# "Reply To All" option for PMs



## Landslide (23 May 2009)

Is there one, and I'm just being a muppet and can't see it?

Or if not, can we have one please?


----------



## tdr1nka (23 May 2009)

Yeah, I'd like that too!


----------



## TheDoctor (23 May 2009)

And me!


----------



## Radius (23 May 2009)

Me too, anyone in the know seeing a pattern here?


----------



## Landslide (23 May 2009)




----------



## dellzeqq (23 May 2009)

I can't find it either.....


----------



## TheDoctor (23 May 2009)

I bet Dalestar can't either


----------



## tdr1nka (23 May 2009)

Is it like one of those 3D pictures what if you stare into the middle distance you see a picture?

They don't work on me.

I like Dell's suggestion BTW.


----------



## Shaun (23 May 2009)

There's no reply-to-all because a PM only comes from one person.

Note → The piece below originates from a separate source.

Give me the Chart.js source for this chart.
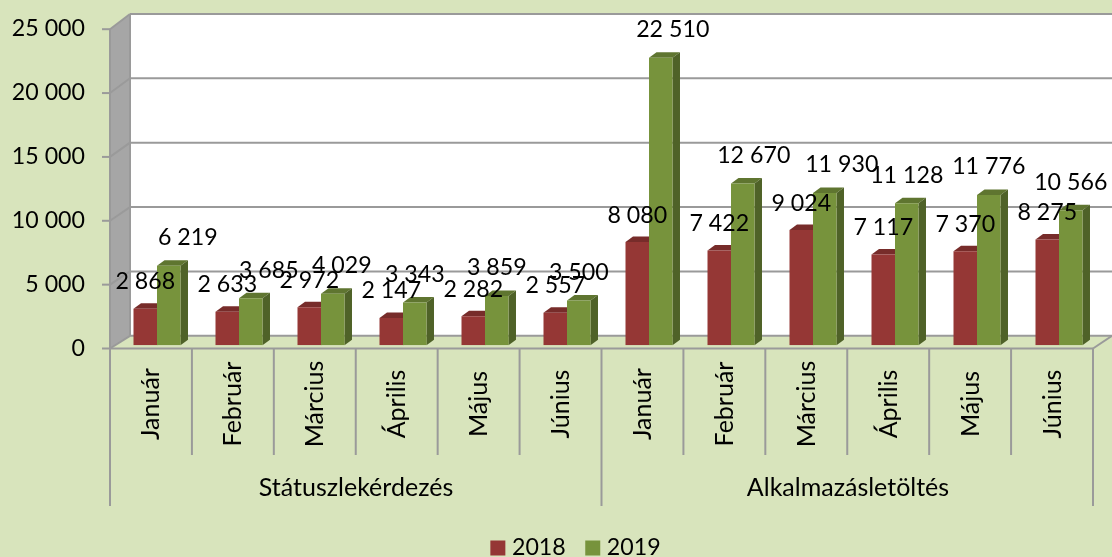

Whilst the sender can send to a group of recipients, the recipients are singular and therefore can only respond to the sender and not the original group.

I'll have a look and see if there's a hack/mod to get around this.

Cheers,
Shaun


----------



## tdr1nka (23 May 2009)

Thanks Shaun!


----------



## dellzeqq (24 May 2009)

Thanks Shaun!


----------



## Shaun (26 May 2009)

*Reply to All* button now available for PMs.

It's basic, but it does the job.

Cheers,
Shaun


----------



## Landslide (27 May 2009)

Admirably.

Ta!


----------



## TheDoctor (27 May 2009)

*Raises mug in general direction of Admin!*


----------



## dellzeqq (28 May 2009)

we had faith!


----------



## srw (28 May 2009)

dellzeqq said:


>



Where are my smelling salts?


----------